Although the "mailbox rule" applies to mailings via the post office, the Department's regulation at 34 Pa. Code §101.82(b)(4) controls emailed appeals. That regulation provides as follows:
Electronic transmission other than fax transmission. The date of filing is the receipt date recorded by the Department appeal office or the [UCBR's] electronic transmission system, if the electronic record is in a form capable of being processed by that system. A party filing by electronic transmission shall comply with Department instructions concerning format. A party filing an appeal by electronic transmission is responsible for using the proper format and for delay, disruption, interruption of electronic signals and readability of the document and accepts the risk that the appeal may not be properly or timely filed.
34 Pa.
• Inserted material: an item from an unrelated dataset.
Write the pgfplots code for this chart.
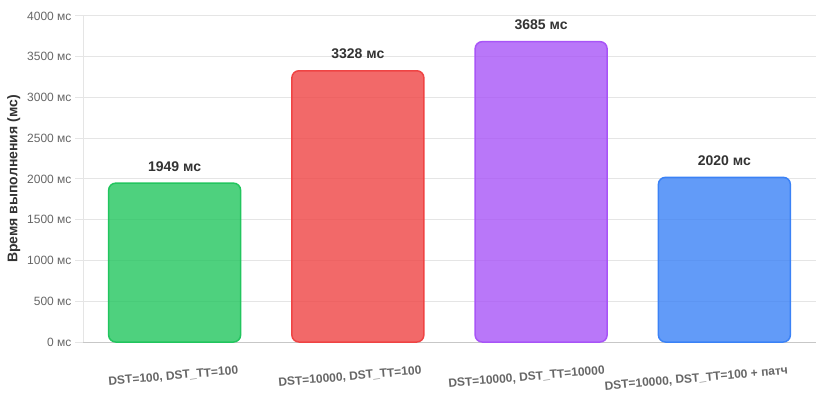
\documentclass[border=0pt]{standalone}
\usepackage{pgfplots}
\pgfplotsset{compat=1.18}
\usepackage{fontspec}
\setmainfont{Liberation Sans}
\definecolor{cgreen}{RGB}{34,197,94}
\definecolor{cred}{RGB}{239,68,68}
\definecolor{cpurple}{RGB}{168,85,247}
\definecolor{cblue}{RGB}{59,130,246}
\definecolor{ctick}{HTML}{666666}
\definecolor{cdark}{HTML}{333333}
\begin{document}
\begin{tikzpicture}
\begin{axis}[
  at={(83bp,52bp)}, anchor=south west,
  scale only axis, width=733bp, height=326bp,
  ybar, bar width=0.72, bar shift=0pt,
  xmin=-0.5, xmax=3.5, ymin=0, ymax=4000,
  xtick={0,1,2,3},
  xticklabels={{DST=100, DST\_TT=100},{DST=10000, DST\_TT=100},{DST=10000, DST\_TT=10000},{DST=10000, DST\_TT=100 + патч}},
  ytick={0,500,1000,1500,2000,2500,3000,3500,4000},
  yticklabels={0 мс,500 мс,1000 мс,1500 мс,2000 мс,2500 мс,3000 мс,3500 мс,4000 мс},
  axis x line*=bottom, axis y line*=left,
  x axis line style={-, draw=black!22, line width=1bp},
  y axis line style={-, draw=black!10, line width=1bp},
  tick align=outside, major tick length=8bp,
  ytick style={draw=black!10, line width=1bp},
  xtick style={draw=none},
  ymajorgrids, grid style={draw=black!10, line width=1bp},
  yticklabel style={font=\fontsize{12bp}{14bp}\selectfont, text=ctick},
  xticklabel style={font=\fontsize{12bp}{14bp}\selectfont\bfseries, text=ctick, anchor=base east, xshift=64bp, yshift=-24bp, rotate=5, inner sep=0pt},
  ylabel={\textbf{Время выполнения (мс)}},
  ylabel style={font=\fontsize{14bp}{16bp}\selectfont, text=cdark},
  /pgf/number format/assume math mode=true,
  nodes near coords={\pgfmathprintnumber[1000 sep={},assume math mode=true]{\pgfplotspointmeta}~мс},
  nodes near coords style={font=\fontsize{14bp}{16bp}\selectfont\bfseries, text=cdark, anchor=base, yshift=12bp, fill opacity=1, text opacity=1},
  every axis plot/.append style={rounded corners=7bp, line width=1.5bp, fill opacity=0.8},
  clip=false,
]
\addplot[draw=cgreen, fill=cgreen] coordinates {(0,1949)};
\addplot[draw=cred, fill=cred] coordinates {(1,3328)};
\addplot[draw=cpurple, fill=cpurple] coordinates {(2,3685)};
\addplot[draw=cblue, fill=cblue] coordinates {(3,2020)};
\end{axis}
\pgfresetboundingbox
\useasboundingbox (0,0) rectangle (816bp,394bp);
\end{tikzpicture}
\end{document}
Code §101.82(b)(4). (Emphasis added.) Thus, even if Claimant emailed her appeal before the appeal deadline, it was untimely because it was not received by the UC authorities until after the deadline. McClean v. Unemployment Compensation Board of Review, 908 A.2d 956 (Pa. Cmwlth. 2006). Consequently, Claimant's argument fails. Further, the regulation clearly contemplates malfunction in the email delivery system and places the resulting risk of an untimely filing on the Claimant.
Claimant next asserts that she is entitled to nunc pro tunc relief based on our decisions in Bass v. Commonwealth, 485 Pa. 256, 401 A.2d 1133 (1979) and Perry v. Unemployment Compensation Board of Review, 459 A.2d 1342 (Pa. Cmwlth. 1983), wherein we held that nunc pro tunc relief is appropriate where the untimeliness of an appeal is due to non-negligent conduct.*fn4 However, because the regulation expressly provides that Claimant assumed the risk of an untimely filing when she chose to file her appeal by email, the rationale in Bass and Perry is inapplicable here.